**Goal**
Extract word for word the lines of the listing from its start to the line holding "41.3, 50.3, 49.0, 46.4, 49.5, 56.4, 55.3, 56.7, 55.8, 58.0];", both ends kept; pictures are not part of the copy.
== Given material
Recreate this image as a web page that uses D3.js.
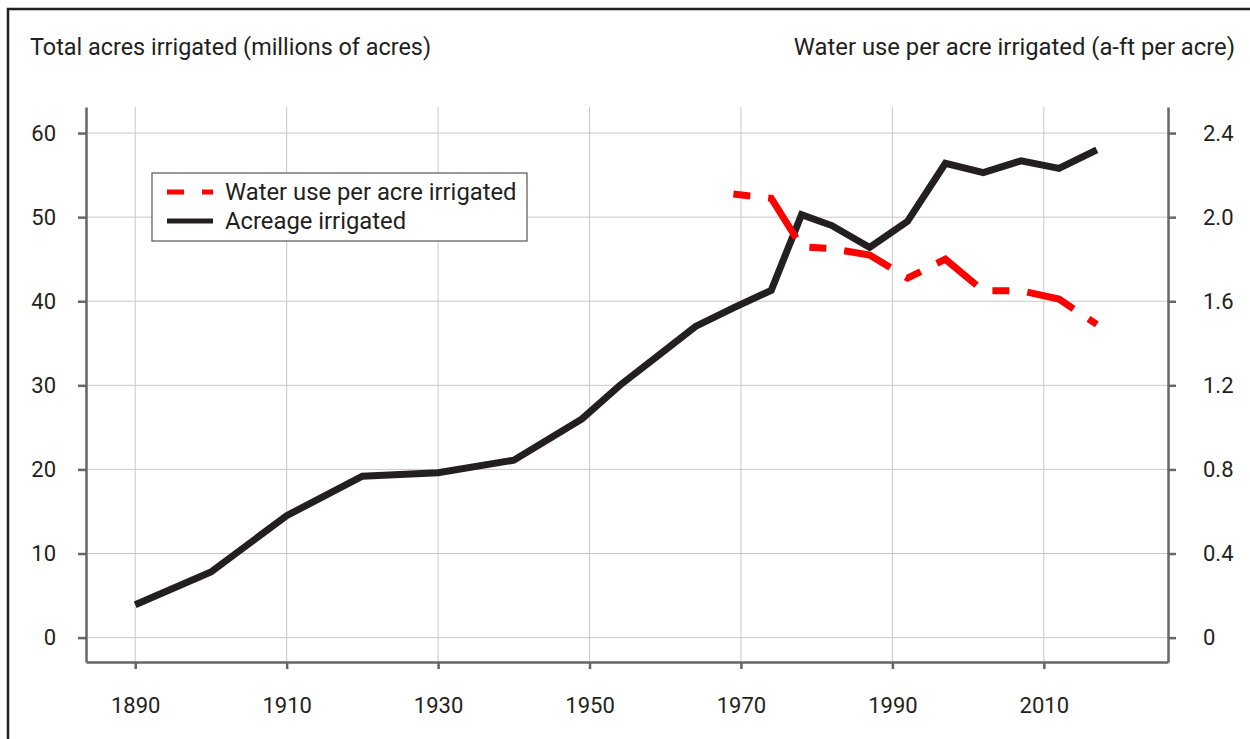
<!DOCTYPE html>
<html>
<head>
<meta charset="utf-8">
<script src="https://cdn.jsdelivr.net/npm/d3@7"></script>
<style>
    body { margin: 0; background: #fff; }
    svg text { font-family: Roboto, "Liberation Sans", sans-serif; fill: #231f20; }
</style>
</head>
<body>
<svg id="chart"></svg>
<script>
// census years and values
const acreYears = [1890, 1900, 1910, 1920, 1930, 1940, 1949, 1954, 1959, 1964, 1969,
    1974, 1978, 1982, 1987, 1992, 1997, 2002, 2007, 2012, 2017];
const acreage = [3.9, 7.8, 14.5, 19.2, 19.6, 21.1, 26.0, 30.0, 33.5, 37.0, 39.2,
    41.3, 50.3, 49.0, 46.4, 49.5, 56.4, 55.3, 56.7, 55.8, 58.0];

const waterYears = [1969, 1974, 1978, 1982, 1987, 1992, 1997, 2002, 2007, 2012, 2017];
const waterUse = [2.11, 2.09, 1.86, 1.85, 1.82, 1.71, 1.80, 1.65, 1.65, 1.61, 1.49];

const xTicks = [1890, 1910, 1930, 1950, 1970, 1990, 2010];
const yLeftTicks = [0, 10, 20, 30, 40, 50, 60];
const yRightTicks = [0, 0.4, 0.8, 1.2, 1.6, 2.0, 2.4];

const legendItems = [
    {name: "Water use per acre irrigated", colour: "#ff0000", dash: "17,18,50,18"},
    {name: "Acreage irrigated", colour: "#231f20", dash: null}
];

const width = 1250, height = 739;
const plot = {left: 86, right: 1168, top: 107, bottom: 662};

const svg = d3.select("#chart")
    .attr("width", width)
    .attr("height", height);

const xScale = d3.scaleLinear()
    .domain([1883.5, 2026.4])
    .range([plot.left, plot.right]);
const yLeft = d3.scaleLinear()
    .domain([-2.9, 63.1])
    .range([plot.bottom, plot.top]);
const yRight = d3.scaleLinear()
    .domain([-2.9 / 25, 63.1 / 25])
    .range([plot.bottom, plot.top]);

// outer frame, runs off the right and bottom edges
svg.append("rect")
    .attr("x", 8).attr("y", 9)
    .attr("width", 1260).attr("height", 760)
    .attr("fill", "none")
    .attr("stroke", "#231f20")
    .attr("stroke-width", 2.5);

// titles
svg.append("text")
    .attr("x", 30).attr("y", 55)
    .style("font-size", "23.4px")
    .text("Total acres irrigated (millions of acres)");
svg.append("text")
    .attr("x", 1235).attr("y", 55)
    .attr("text-anchor", "end")
    .style("font-size", "23.8px")
    .text("Water use per acre irrigated (a-ft per acre)");

// grid
const grid = svg.append("g").attr("class", "grid")
    .attr("stroke", "#c8c8c8")
    .attr("stroke-width", 1);
grid.selectAll(".vgrid").data(xTicks)
    .enter().append("line")
    .attr("x1", d => xScale(d)).attr("x2", d => xScale(d))
    .attr("y1", plot.top).attr("y2", plot.bottom);
grid.selectAll(".hgrid").data(yLeftTicks)
    .enter().append("line")
    .attr("x1", plot.left).attr("x2", plot.right)
    .attr("y1", d => yLeft(d)).attr("y2", d => yLeft(d));

// axes
function styleAxis(g) {
    g.selectAll("path, line").attr("stroke", "#666").attr("stroke-width", 2.5);
    g.selectAll("text").style("font-size", "22px").attr("fill", "#231f20");
}

svg.append("g")
    .attr("transform", "translate(0," + plot.bottom + ")")
    .call(d3.axisBottom(xScale).tickValues(xTicks).tickFormat(d3.format("d"))
        .tickSize(7).tickSizeOuter(0).tickPadding(28))
    .call(styleAxis);

svg.append("g")
    .attr("transform", "translate(" + plot.left + ",0)")
    .call(d3.axisLeft(yLeft).tickValues(yLeftTicks)
        .tickSize(8).tickSizeOuter(0).tickPadding(22))
    .call(styleAxis);

svg.append("g")
    .attr("transform", "translate(" + plot.right + ",0)")
    .call(d3.axisRight(yRight).tickValues(yRightTicks)
        .tickFormat(d => d === 0 ? "0" : d3.format(".1f")(d))
        .tickSize(8).tickSizeOuter(0).tickPadding(27))
    .call(styleAxis);

// series
const acreLine = d3.line()
    .x((d, i) => xScale(acreYears[i]))
    .y(d => yLeft(d));
const waterLine = d3.line()
    .x((d, i) => xScale(waterYears[i]))
    .y(d => yRight(d));

svg.append("path")
    .datum(acreage)
    .attr("fill", "none")
    .attr("stroke", "#231f20")
    .attr("stroke-width", 7)
    .attr("stroke-linejoin", "miter")
    .attr("d", acreLine);

svg.append("path")
    .datum(waterUse)
    .attr("fill", "none")
    .attr("stroke", "#ff0000")
    .attr("stroke-width", 7)
    .attr("stroke-dasharray", legendItems[0].dash)
    .attr("stroke-linejoin", "miter")
    .attr("d", waterLine);

// legend
const legend = svg.append("g").attr("transform", "translate(152,173)");
legend.append("rect")
    .attr("width", 375).attr("height", 68)
    .attr("fill", "#fff")
    .attr("stroke", "#555")
    .attr("stroke-width", 1.2);

const legendRow = legend.selectAll(".lineLegend").data(legendItems)
    .enter().append("g")
    .attr("class", "lineLegend")
    .attr("transform", (d, i) => "translate(0," + (19 + i * 29) + ")");

legendRow.append("line")
    .attr("x1", 15).attr("x2", 61)
    .attr("stroke", d => d.colour)
    .attr("stroke-width", 5)
    .attr("stroke-dasharray", d => d.dash);

legendRow.append("text")
    .attr("x", 73)
    .attr("dy", "0.35em")
    .style("font-size", "23.8px")
    .text(d => d.name);
</script>
</body>
</html>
====
**Response to this exercise**
Recreate this image as a web page that uses D3.js.
<!DOCTYPE html>
<html>
<head>
<meta charset="utf-8">
<script src="https://cdn.jsdelivr.net/npm/d3@7"></script>
<style>
    body { margin: 0; background: #fff; }
    svg text { font-family: Roboto, "Liberation Sans", sans-serif; fill: #231f20; }
</style>
</head>
<body>
<svg id="chart"></svg>
<script>
// census years and values
const acreYears = [1890, 1900, 1910, 1920, 1930, 1940, 1949, 1954, 1959, 1964, 1969,
    1974, 1978, 1982, 1987, 1992, 1997, 2002, 2007, 2012, 2017];
const acreage = [3.9, 7.8, 14.5, 19.2, 19.6, 21.1, 26.0, 30.0, 33.5, 37.0, 39.2,
    41.3, 50.3, 49.0, 46.4, 49.5, 56.4, 55.3, 56.7, 55.8, 58.0];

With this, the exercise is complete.